Latest News Panasonic Australia pulls the plug on TV range

I love the Audio-Visual industry.

There can be few occupations where you are working with the heart and emotion as much as you are working with the head and logic. At the same time there are things about this industry that frustrates me.

This week Panasonic announced that it is exiting the TV market in Australia. Apparently they cannot remain competitive under the trying conditions that so many companies in Australia are currently experiencing.

My frustration is why do Panasonic, like Pioneer before them, feel that they need to be price competitive in the first place?

It is no secret that we at Len Wallis Audio believe the Panasonic OLED screens to be the best on the market. In fact we consider them to be the best domestic screens ever released in Australia – finally outgunning the legendary Kuro screens produced by Pioneer a decade ago.

These are premium products, surely they could tolerate a premium price tag. Yes, Panasonic may lose some support from the major outlets, but there are still many people who will seek out, and pay for, a product that is demonstrably better.

To me Panasonic’s rationale is the same as Mercedes Benz exiting the market because they cannot be price competitive with Toyota.

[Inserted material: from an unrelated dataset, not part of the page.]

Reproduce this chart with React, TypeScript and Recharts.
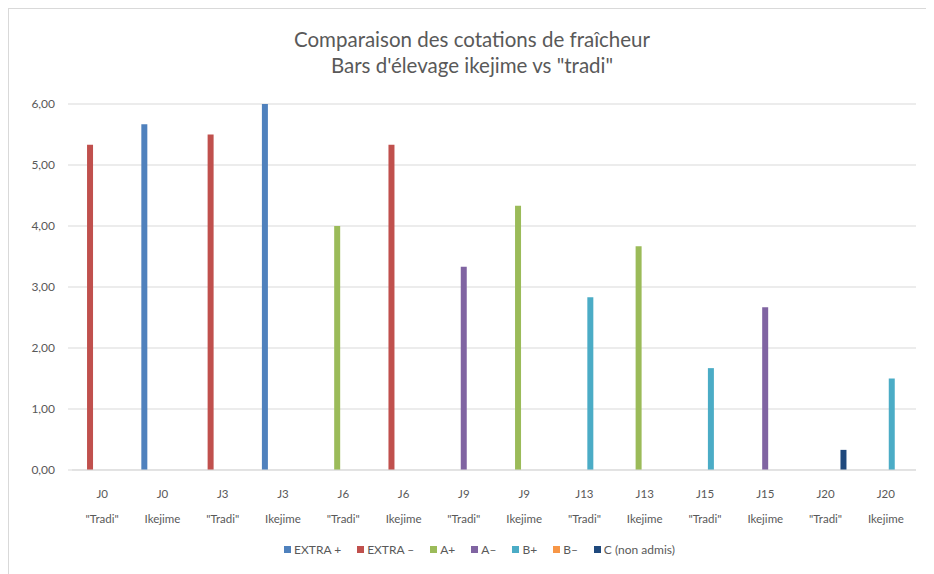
import React from 'react';
import { BarChart, Bar, XAxis, YAxis, CartesianGrid, Legend } from 'recharts';

const days = ['J0', 'J0', 'J3', 'J3', 'J6', 'J6', 'J9', 'J9', 'J13', 'J13', 'J15', 'J15', 'J20', 'J20'];
const methods = ['"Tradi"', 'Ikejime', '"Tradi"', 'Ikejime', '"Tradi"', 'Ikejime', '"Tradi"', 'Ikejime', '"Tradi"', 'Ikejime', '"Tradi"', 'Ikejime', '"Tradi"', 'Ikejime'];

const extraPlus = [null, 5.67, null, 6.0, null, null, null, null, null, null, null, null, null, null];
const extraMinus = [5.33, null, 5.5, null, null, 5.33, null, null, null, null, null, null, null, null];
const aPlus = [null, null, null, null, 4.0, null, null, 4.33, null, 3.67, null, null, null, null];
const aMinus = [null, null, null, null, null, null, 3.33, null, null, null, null, 2.67, null, null];
const bPlus = [null, null, null, null, null, null, null, null, 2.83, null, 1.67, null, null, 1.5];
const bMinus = [null, null, null, null, null, null, null, null, null, null, null, null, null, null];
const cNonAdmis = [null, null, null, null, null, null, null, null, null, null, null, null, 0.33, null];

const yTicks = [0, 1, 2, 3, 4, 5, 6];

const series = [
  { key: 'extraPlus', name: 'EXTRA +', color: '#4F81BD', values: extraPlus },
  { key: 'extraMinus', name: 'EXTRA \u2013', color: '#C0504D', values: extraMinus },
  { key: 'aPlus', name: 'A+', color: '#9BBB59', values: aPlus },
  { key: 'aMinus', name: 'A\u2013', color: '#8064A2', values: aMinus },
  { key: 'bPlus', name: 'B+', color: '#4BACC6', values: bPlus },
  { key: 'bMinus', name: 'B\u2013', color: '#F79646', values: bMinus },
  { key: 'cNonAdmis', name: 'C (non admis)', color: '#1F497D', values: cNonAdmis },
];

const data = days.map((d, i) => {
  const row: any = { cat: `${d} ${methods[i]}`, day: d, method: methods[i] };
  series.forEach((s) => { row[s.key] = s.values[i]; });
  return row;
});

const FONT = 'Lato, "Open Sans", sans-serif';
const GREY = '#595959';

const XTick = (props: any) => {
  const { x, y, payload } = props;
  const i = payload.index;
  return (
    <g transform={`translate(${x},${y})`}>
      <text x={0} y={0} dy={20} textAnchor="middle" fill={GREY} fontSize={11.5} fontFamily={FONT}>{days[i]}</text>
      <text x={0} y={0} dy={45} textAnchor="middle" fill={GREY} fontSize={11.5} fontFamily={FONT}>{methods[i]}</text>
    </g>
  );
};

const LegendContent = () => (
  <div style={{ display: 'flex', justifyContent: 'center', gap: 16, fontFamily: FONT, fontSize: 12, color: GREY, paddingLeft: 34 }}>
    {series.map((s) => (
      <span key={s.key} style={{ display: 'flex', alignItems: 'center' }}>
        <span style={{ display: 'inline-block', width: 7, height: 7, background: s.color, marginRight: 3 }} />
        {s.name}
      </span>
    ))}
  </div>
);

export default function App() {
  return (
    <div style={{ width: 926, height: 566, borderTop: '1px solid #d9d9d9', borderLeft: '1px solid #d9d9d9', position: 'relative', background: '#fff', fontFamily: FONT }}>
      <div style={{ position: 'absolute', top: 17, left: 0, width: 926, textAlign: 'center', color: GREY, fontSize: 20.5, lineHeight: '26px' }}>
        <div>Comparaison des cotations de fraîcheur</div>
        <div>Bars d'élevage ikejime vs "tradi"</div>
      </div>
      <BarChart
        width={926}
        height={565}
        data={data}
        margin={{ top: 95, right: 19, left: 0, bottom: 17 }}
        barCategoryGap="15%"
        barGap={0}
      >
        <CartesianGrid vertical={false} stroke="#d9d9d9" />
        <XAxis
          dataKey="cat"
          interval={0}
          tick={<XTick />}
          tickLine={false}
          axisLine={{ stroke: '#d9d9d9' }}
          height={72}
        />
        <YAxis
          domain={[0, 6]}
          ticks={yTicks}
          width={63}
          axisLine={false}
          tickLine={{ stroke: '#d9d9d9' }}
          tickSize={4}
          tickMargin={13}
          tick={{ fill: GREY, fontSize: 12, fontFamily: FONT }}
          tickFormatter={(v: number) => v.toFixed(2).replace('.', ',')}
        />
        <Legend verticalAlign="bottom" content={<LegendContent />} />
        {series.map((s) => (
          <Bar key={s.key} dataKey={s.key} name={s.name} fill={s.color} isAnimationActive={false} />
        ))}
      </BarChart>
    </div>
  );
}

The market for quality products in Australia is alive and well. The motor vehicle industry has just come out of a horrid 12 months with sales reportedly down 8%. Unless you were Ferrari, Lamborghini, Porsche or Rolls Royce, who all saw growth during the same period. Try buying a Rolex Daytona watch over the counter, you will need to lodge an ‘Expression of Interest’; and then wait your turn. According to research company Statista luxury sales of goods in Australia are tipped to rise by 2.8% this year, a very different scenario to the forecast for retail in general.

There is still a sizable demand in Australia for quality products, and people will pay a premium for these products if the price being asked can be justified, and if the product in question offers better performance than the lesser priced alternatives. Panasonic OLED TV’s is (or rather was) one of those products.

I suspect we have, yet again, taken a step backwards. It is our loss.